454

Case No. 14,302.

TWO THOUSAND BOTTLES OF LIQUORS.

[5 Ben. 265.]1

District Court, N. D. New York.

June, 1871.

INTERNAL, REVENUE—WHOLESALE LIQUOR DEALER—RECTIFIER AND DISTILLER.

Under the 44th section of the internal revenue act of July 20, 1868 (15 Stat. 142), the wine and distilled spirits owned by a wholesale liquor dealer, are not forfeited by reason of his not having paid the special tax. That forfeiture is applicable to the wines and spirits of distillers and rectifiers only.

This was an application for a new trial. The action was brought to forfeit the property under the 44th section of the internal revenue act of July 20, 1868. The proof showed that the claimant had carried on the business of a wholesale liquor dealer without having paid the tax required by law. A decree of forfeiture having been made, a motion was made for a new trial.

BENEDICT, District Judge. I am of the opinion that the 44th section of the act of July 20, 1868 (15 Stat. 142), cannot be held to forfeit the wines and distilled spirits owned by a wholesale liquor dealer wherever found, by reason of the fact that the dealer has carried on the business of a wholesale liquor dealer without having paid the special tax as required by law.

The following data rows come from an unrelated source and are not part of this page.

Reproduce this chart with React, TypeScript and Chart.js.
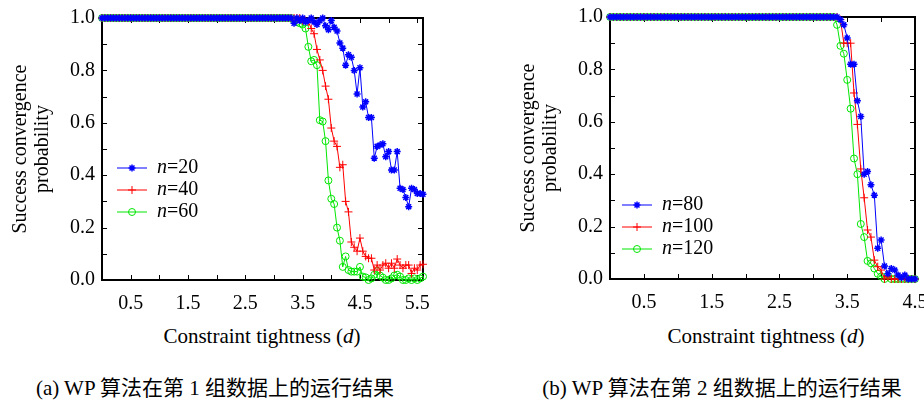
import React, { useEffect, useRef } from 'react';
import { Chart, registerables } from 'chart.js';
Chart.register(...registerables);

const SERIF = "'Liberation Serif', 'Times New Roman', serif";
const CAPTION_FONT = "'Liberation Serif', 'Noto Sans CJK SC', serif";

// Constraint tightness d (step 0.05)
const D = [
  0, 0.05, 0.1, 0.15, 0.2, 0.25, 0.3, 0.35, 0.4, 0.45,
  0.5, 0.55, 0.6, 0.65, 0.7, 0.75, 0.8, 0.85, 0.9, 0.95,
  1, 1.05, 1.1, 1.15, 1.2, 1.25, 1.3, 1.35, 1.4, 1.45,
  1.5, 1.55, 1.6, 1.65, 1.7, 1.75, 1.8, 1.85, 1.9, 1.95,
  2, 2.05, 2.1, 2.15, 2.2, 2.25, 2.3, 2.35, 2.4, 2.45,
  2.5, 2.55, 2.6, 2.65, 2.7, 2.75, 2.8, 2.85, 2.9, 2.95,
  3, 3.05, 3.1, 3.15, 3.2, 3.25, 3.3, 3.35, 3.4, 3.45,
  3.5, 3.55, 3.6, 3.65, 3.7, 3.75, 3.8, 3.85, 3.9, 3.95,
  4, 4.05, 4.1, 4.15, 4.2, 4.25, 4.3, 4.35, 4.4, 4.45,
  4.5, 4.55, 4.6, 4.65, 4.7, 4.75, 4.8, 4.85, 4.9, 4.95,
  5, 5.05, 5.1, 5.15, 5.2, 5.25, 5.3, 5.35, 5.4, 5.45,
  5.5, 5.55, 5.6,
];

// Panel (a)
const N20 = [
  1, 1, 1, 1, 1, 1, 1, 1, 1, 1,
  1, 1, 1, 1, 1, 1, 1, 1, 1, 1,
  1, 1, 1, 1, 1, 1, 1, 1, 1, 1,
  1, 1, 1, 1, 1, 1, 1, 1, 1, 1,
  1, 1, 1, 1, 1, 1, 1, 1, 1, 1,
  1, 1, 1, 1, 1, 1, 1, 1, 1, 1,
  1, 1, 1, 1, 1, 1, 1,
  0.98, 1.0, 0.99, 1.0, 0.985, 0.99, 1.0, 0.985, 0.975, 0.99,
  1.0, 0.97, 0.955, 0.99, 0.965, 0.95, 0.905, 0.885, 0.82, 0.86,
  0.85, 0.8, 0.71, 0.81, 0.66, 0.68, 0.62, 0.62, 0.465, 0.51,
  0.515, 0.52, 0.47, 0.49, 0.42, 0.42, 0.49, 0.35, 0.345, 0.315,
  0.28, 0.35, 0.345, 0.33, 0.33, 0.327,
];
const N40 = [
  1, 1, 1, 1, 1, 1, 1, 1, 1, 1,
  1, 1, 1, 1, 1, 1, 1, 1, 1, 1,
  1, 1, 1, 1, 1, 1, 1, 1, 1, 1,
  1, 1, 1, 1, 1, 1, 1, 1, 1, 1,
  1, 1, 1, 1, 1, 1, 1, 1, 1, 1,
  1, 1, 1, 1, 1, 1, 1, 1, 1, 1,
  1, 1, 1, 1, 1, 1, 1, 1,
  1.0, 1.0, 0.99, 0.99, 0.985, 0.96, 0.94, 0.88, 0.84, 0.8,
  0.74, 0.69, 0.58, 0.53, 0.51, 0.43, 0.44, 0.3, 0.26, 0.145,
  0.125, 0.11, 0.16, 0.11, 0.09, 0.083, 0.083, 0.038, 0.057, 0.038,
  0.057, 0.064, 0.045, 0.064, 0.045, 0.08, 0.057, 0.045, 0.057, 0.057,
  0.025, 0.045, 0.038, 0.057, 0.06,
];
const N60 = [
  1, 1, 1, 1, 1, 1, 1, 1, 1, 1,
  1, 1, 1, 1, 1, 1, 1, 1, 1, 1,
  1, 1, 1, 1, 1, 1, 1, 1, 1, 1,
  1, 1, 1, 1, 1, 1, 1, 1, 1, 1,
  1, 1, 1, 1, 1, 1, 1, 1, 1, 1,
  1, 1, 1, 1, 1, 1, 1, 1, 1, 1,
  1, 1, 1, 1, 1, 1,
  1.0, 0.99, 0.985, 0.98, 0.975, 0.96, 0.89, 0.835, 0.84, 0.82,
  0.61, 0.605, 0.53, 0.38, 0.31, 0.29, 0.2, 0.15, 0.05, 0.09,
  0.038, 0.032, 0.032, 0.032, 0.05, 0.013, 0.01, 0, 0.006, 0.02,
  0.034, 0.017, 0.009, 0, 0, 0.006, 0.017, 0.02, 0.013, 0,
  0, 0.006, 0, 0.006, 0, 0.006, 0.013,
];

// Panel (b)
const N80 = [
  1, 1, 1, 1, 1, 1, 1, 1, 1, 1,
  1, 1, 1, 1, 1, 1, 1, 1, 1, 1,
  1, 1, 1, 1, 1, 1, 1, 1, 1, 1,
  1, 1, 1, 1, 1, 1, 1, 1, 1, 1,
  1, 1, 1, 1, 1, 1, 1, 1, 1, 1,
  1, 1, 1, 1, 1, 1, 1, 1, 1, 1,
  1, 1, 1, 1, 1, 1, 1,
  1.0, 0.99, 0.97, 0.92, 0.82, 0.82, 0.68, 0.62, 0.4, 0.41,
  0.36, 0.32, 0.117, 0.149, 0.05, 0.02, 0.04, 0.034, 0.015, 0.005,
  0.015, 0, 0, 0,
];
const N100 = [
  1, 1, 1, 1, 1, 1, 1, 1, 1, 1,
  1, 1, 1, 1, 1, 1, 1, 1, 1, 1,
  1, 1, 1, 1, 1, 1, 1, 1, 1, 1,
  1, 1, 1, 1, 1, 1, 1, 1, 1, 1,
  1, 1, 1, 1, 1, 1, 1, 1, 1, 1,
  1, 1, 1, 1, 1, 1, 1, 1, 1, 1,
  1, 1, 1, 1, 1, 1, 1, 1,
  0.99, 0.9, 0.9, 0.9, 0.71, 0.59, 0.42, 0.31, 0.187, 0.16,
  0.072, 0.047, 0.034, 0, 0.01, 0, 0, 0, 0, 0,
  0, 0, 0,
];
const N120 = [
  1, 1, 1, 1, 1, 1, 1, 1, 1, 1,
  1, 1, 1, 1, 1, 1, 1, 1, 1, 1,
  1, 1, 1, 1, 1, 1, 1, 1, 1, 1,
  1, 1, 1, 1, 1, 1, 1, 1, 1, 1,
  1, 1, 1, 1, 1, 1, 1, 1, 1, 1,
  1, 1, 1, 1, 1, 1, 1, 1, 1, 1,
  1, 1, 1, 1, 1, 1, 1,
  0.97, 0.89, 0.86, 0.76, 0.65, 0.46, 0.4, 0.21, 0.16, 0.069,
  0.06, 0.04, 0.02, 0.01, 0, 0.013, 0, 0, 0, 0,
  0, 0, 0, 0,
];

const X_LABELS_A = [0.5, 1.5, 2.5, 3.5, 4.5, 5.5];
const X_LABELS_B = [0.5, 1.5, 2.5, 3.5, 4.5];
const X_TICKS_A = [0.5, 1, 1.5, 2, 2.5, 3, 3.5, 4, 4.5, 5, 5.5];
const X_TICKS_B = [0.5, 1, 1.5, 2, 2.5, 3, 3.5, 4];
const Y_LABELS = [0, 0.2, 0.4, 0.6, 0.8, 1];
const Y_TICKS = [0.1, 0.2, 0.3, 0.4, 0.5, 0.6, 0.7, 0.8, 0.9];

const BLUE = '#0000ff';
const RED = '#ff0000';
const GREEN = '#00e600';

type Series = { n: string; ys: number[]; color: string; style: string; radius: number };

const SERIES_A: Series[] = [
  { n: '20', ys: N20, color: BLUE, style: 'star', radius: 3.5 },
  { n: '40', ys: N40, color: RED, style: 'cross', radius: 4 },
  { n: '60', ys: N60, color: GREEN, style: 'circle', radius: 3.5 },
];
const SERIES_B: Series[] = [
  { n: '80', ys: N80, color: BLUE, style: 'star', radius: 3.5 },
  { n: '100', ys: N100, color: RED, style: 'cross', radius: 4 },
  { n: '120', ys: N120, color: GREEN, style: 'circle', radius: 3.5 },
];

function drawMarker(ctx: CanvasRenderingContext2D, style: string, x: number, y: number, r: number, color: string) {
  ctx.save();
  ctx.strokeStyle = color;
  ctx.lineWidth = style === 'star' ? 1.5 : 1;
  ctx.beginPath();
  if (style === 'circle') {
    ctx.arc(x, y, r, 0, Math.PI * 2);
  } else {
    const angles = style === 'star' ? [0, 45, 90, 135] : [0, 90];
    for (const a of angles) {
      const rad = (a * Math.PI) / 180;
      const dx = Math.cos(rad) * r;
      const dy = Math.sin(rad) * r;
      ctx.moveTo(x - dx, y - dy);
      ctx.lineTo(x + dx, y + dy);
    }
  }
  ctx.stroke();
  ctx.restore();
}

function framePlugin(xTicks: number[], yTicks: number[]) {
  return {
    id: 'frameTicks',
    beforeDatasetsDraw(chart: any) {
      const { ctx, chartArea: a, scales } = chart;
      ctx.save();
      ctx.strokeStyle = '#000';
      ctx.lineWidth = 2;
      ctx.strokeRect(a.left, a.top, a.right - a.left, a.bottom - a.top);
      ctx.lineWidth = 1;
      const L = 5;
      ctx.beginPath();
      for (const v of xTicks) {
        const px = Math.round(scales.x.getPixelForValue(v)) + 0.5;
        ctx.moveTo(px, a.bottom);
        ctx.lineTo(px, a.bottom - L);
        ctx.moveTo(px, a.top);
        ctx.lineTo(px, a.top + L);
      }
      for (const v of yTicks) {
        const py = Math.round(scales.y.getPixelForValue(v)) + 0.5;
        ctx.moveTo(a.left, py);
        ctx.lineTo(a.left + L, py);
        ctx.moveTo(a.right, py);
        ctx.lineTo(a.right - L, py);
      }
      ctx.stroke();
      ctx.restore();
    },
  };
}

function legendPlugin(items: Series[], x0: number, y0: number, dy: number) {
  return {
    id: 'innerLegend',
    afterDatasetsDraw(chart: any) {
      const ctx: CanvasRenderingContext2D = chart.ctx;
      ctx.save();
      items.forEach((it, i) => {
        const y = y0 + i * dy;
        ctx.strokeStyle = it.color;
        ctx.lineWidth = 1;
        ctx.beginPath();
        ctx.moveTo(x0, y);
        ctx.lineTo(x0 + 30, y);
        ctx.stroke();
        drawMarker(ctx, it.style, x0 + 15, y, it.radius, it.color);
        ctx.fillStyle = '#000';
        ctx.textBaseline = 'middle';
        ctx.textAlign = 'left';
        const tx = x0 + 40;
        ctx.font = `italic 20px ${SERIF}`;
        ctx.fillText('n', tx, y);
        const w = ctx.measureText('n').width;
        ctx.font = `20px ${SERIF}`;
        ctx.fillText('=' + it.n, tx + w, y);
      });
      ctx.restore();
    },
  };
}

type PanelProps = {
  left: number;
  top: number;
  width: number;
  height: number;
  series: Series[];
  xMax: number;
  xLabels: number[];
  xTicks: number[];
  legendX: number;
  legendY: number;
};

function Panel(p: PanelProps) {
  const ref = useRef<HTMLCanvasElement | null>(null);
  useEffect(() => {
    if (!ref.current) return;
    const chart = new Chart(ref.current, {
      type: 'line',
      data: {
        datasets: p.series.map((s) => ({
          label: 'n=' + s.n,
          data: s.ys.map((y, i) => ({ x: D[i], y })),
          borderColor: s.color,
          backgroundColor: s.color,
          borderWidth: 1,
          pointStyle: s.style as any,
          pointRadius: s.radius,
          pointBorderWidth: s.style === 'star' ? 1.5 : 1,
          pointBorderColor: s.color,
          pointBackgroundColor: s.style === 'circle' ? 'rgba(0,0,0,0)' : s.color,
          tension: 0,
          clip: false as any,
        })),
      },
      options: {
        responsive: false,
        animation: false,
        devicePixelRatio: 1,
        layout: { padding: { top: 18, right: 9, left: 0, bottom: 0 } },
        plugins: { legend: { display: false }, tooltip: { enabled: false } },
        scales: {
          x: {
            type: 'linear',
            min: 0,
            max: p.xMax,
            grid: { display: false, drawTicks: false },
            border: { display: false },
            afterBuildTicks: (s: any) => {
              s.ticks = p.xLabels.map((v) => ({ value: v }));
            },
            afterFit: (s: any) => {
              s.height = 40;
              s.paddingLeft = 0;
              s.paddingRight = 0;
            },
            ticks: {
              autoSkip: false,
              maxRotation: 0,
              padding: 12,
              color: '#000',
              font: { family: SERIF, size: 20 },
              callback: (v: any) => Number(v).toFixed(1),
            },
          },
          y: {
            type: 'linear',
            min: 0,
            max: 1,
            grid: { display: false, drawTicks: false },
            border: { display: false },
            afterBuildTicks: (s: any) => {
              s.ticks = Y_LABELS.map((v) => ({ value: v }));
            },
            afterFit: (s: any) => {
              s.width = 102;
              s.paddingTop = 0;
              s.paddingBottom = 0;
            },
            ticks: {
              autoSkip: false,
              padding: 7,
              color: '#000',
              font: { family: SERIF, size: 20 },
              callback: (v: any) => Number(v).toFixed(1),
            },
            title: {
              display: true,
              text: ['Success convergence', 'probability'],
              color: '#000',
              font: { family: SERIF, size: 20, lineHeight: 1.1 },
              padding: { top: 10, bottom: 0 },
            },
          },
        },
      },
      plugins: [framePlugin(p.xTicks, Y_TICKS), legendPlugin(p.series, p.legendX, p.legendY, 22)],
    } as any);
    return () => chart.destroy();
  }, []);
  return (
    <canvas
      ref={ref}
      width={p.width}
      height={p.height}
      style={{ position: 'absolute', left: p.left, top: p.top, width: p.width, height: p.height }}
    />
  );
}

const textStyle = (left: number, top: number, font: string, size: number): React.CSSProperties => ({
  position: 'absolute',
  left,
  top,
  width: 400,
  textAlign: 'center',
  fontFamily: font,
  fontSize: size,
  lineHeight: '24px',
  color: '#000',
  whiteSpace: 'nowrap',
});

export default function App() {
  return (
    <div style={{ position: 'absolute', left: 0, top: 0, width: 924, height: 402, background: '#fff', overflow: 'hidden' }}>
      <Panel left={0} top={0} width={432} height={320} series={SERIES_A} xMax={5.6} xLabels={X_LABELS_A} xTicks={X_TICKS_A} legendX={117} legendY={168} />
      <Panel left={508} top={-1} width={416} height={320} series={SERIES_B} xMax={4.5} xLabels={X_LABELS_B} xTicks={X_TICKS_B} legendX={114} legendY={206} />
      <div style={textStyle(62, 324, SERIF, 21)}>
        Constraint tightness (<i>d</i>)
      </div>
      <div style={textStyle(566, 324, SERIF, 21)}>
        Constraint tightness (<i>d</i>)
      </div>
      <div style={textStyle(15, 376, CAPTION_FONT, 21)}>(a) WP 算法在第 1 组数据上的运行结果</div>
      <div style={textStyle(522, 376, CAPTION_FONT, 21)}>(b) WP 算法在第 2 组数据上的运行结果</div>
    </div>
  );
}
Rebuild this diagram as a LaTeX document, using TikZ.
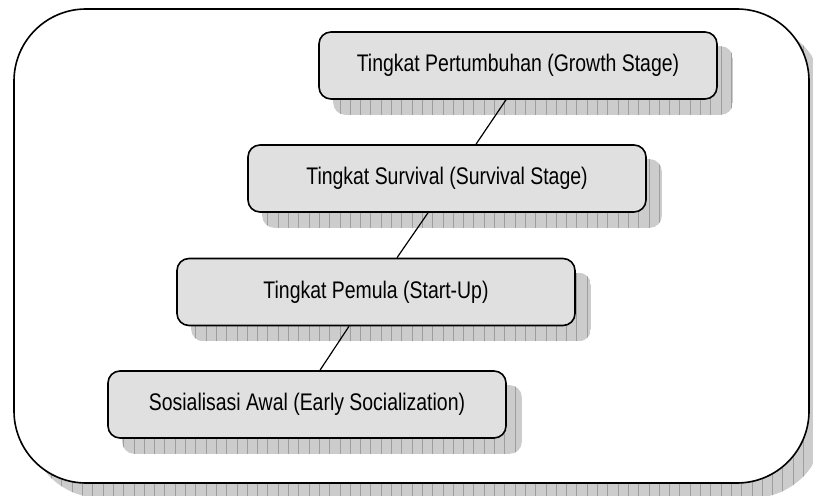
\documentclass[tikz,border=0pt]{standalone}
\usepackage{fontspec}
\setmainfont{Liberation Sans}[FakeStretch=0.81]
\pgfdeclarelayer{outerlayer}
\pgfdeclarelayer{shadlayer}
\pgfsetlayers{outerlayer,shadlayer,main}
\definecolor{boxfill}{RGB}{224,224,224}
\definecolor{shadfill}{RGB}{204,204,204}
\definecolor{shadgrid}{RGB}{158,158,158}
\tikzset{
  stagebox/.style={draw=black, line width=1.6pt, fill=boxfill, rounded corners=12pt,
    minimum width=398pt, minimum height=67pt, inner sep=0pt,
    font=\fontsize{24}{28}\selectfont},
  link/.style={line width=1.2pt},
  frame/.style={draw=black, line width=1.6pt, rounded corners=72pt, fill=white},
  shadowfill/.style={fill=shadfill},
  shadowgrid/.style={draw=shadgrid, line width=0.8pt},
}
\begin{document}
\begin{tikzpicture}[x=1pt,y=-1pt]
\useasboundingbox (0,0) rectangle (813,495);
\coordinate (fnw) at (14,9);
\coordinate (fse) at (809,483);
% outer frame and its shadow
\begin{pgfonlayer}{outerlayer}
  \begin{scope}
    \clip (0,0) rectangle (813,495);
    \clip[rounded corners=72pt] ([shift={(15pt,-15pt)}]fnw) rectangle ([shift={(15pt,-15pt)}]fse);
    \fill[shadowfill] ([shift={(15pt,-15pt)}]fnw) rectangle ([shift={(15pt,-15pt)}]fse);
    \draw[shadowgrid, step=10.3] ([shift={(15pt,-15pt)}]fnw) grid ([shift={(15pt,-15pt)}]fse);
  \end{scope}
  \draw[frame] (fnw) rectangle (fse);
\end{pgfonlayer}
% stage boxes
\node[stagebox] (g) at (518,65.5) {Tingkat Pertumbuhan (Growth Stage)};
\node[stagebox] (s) at (447,178.5) {Tingkat Survival (Survival Stage)};
\node[stagebox] (p) at (376,292) {Tingkat Pemula (Start-Up)};
\node[stagebox] (e) at (307,404.5) {Sosialisasi Awal (Early Socialization)};
% shadows of the stage boxes
\begin{pgfonlayer}{shadlayer}
  \foreach \b in {g,s,p,e}{
    \begin{scope}
      \clip[rounded corners=12pt] ([shift={(15pt,-15pt)}]\b.south west) rectangle ([shift={(15pt,-15pt)}]\b.north east);
      \fill[shadowfill] ([shift={(15pt,-15pt)}]\b.south west) rectangle ([shift={(15pt,-15pt)}]\b.north east);
      \draw[shadowgrid, step=10.3] ([shift={(15pt,-15pt)}]\b.south west) grid ([shift={(15pt,-15pt)}]\b.north east);
    \end{scope}
  }
\end{pgfonlayer}
% connectors
\draw[link] ([xshift=-12pt]g.south) -- ([xshift=29pt]s.north);
\draw[link] ([xshift=-19pt]s.south) -- ([xshift=21pt]p.north);
\draw[link] ([xshift=-27pt]p.south) -- ([xshift=13pt]e.north);
\end{tikzpicture}
\end{document}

The words of the section “and all distilled spirits or wines, and all stills or other apparatus fit or intended to be used for the distillation or rectification of spirits, or for the compounding of spirits, or owned by such person, wherever found, and all distilled spirits or wines and personal property found in the distillery or rectifying establishment shall be forfeited,” must be held applicable to distillers and rectifiers only. The section, taken as a whole, does not indicate an intention to inflict upon a wholesale liquor dealer a forfeiture of his whole stock for an omission to pay the special tax as required by law; and the words “such person,” are intended to refer to those classes, and not to all the classes of persons previously mentioned.

The proof that the claimant was a wholesale liquor dealer was not, therefore, sufficient to warrant the direction of a verdict, and there must be a new trial.

1 [Reported by Robert D. Benedict, Esq., and here reprinted by permission.]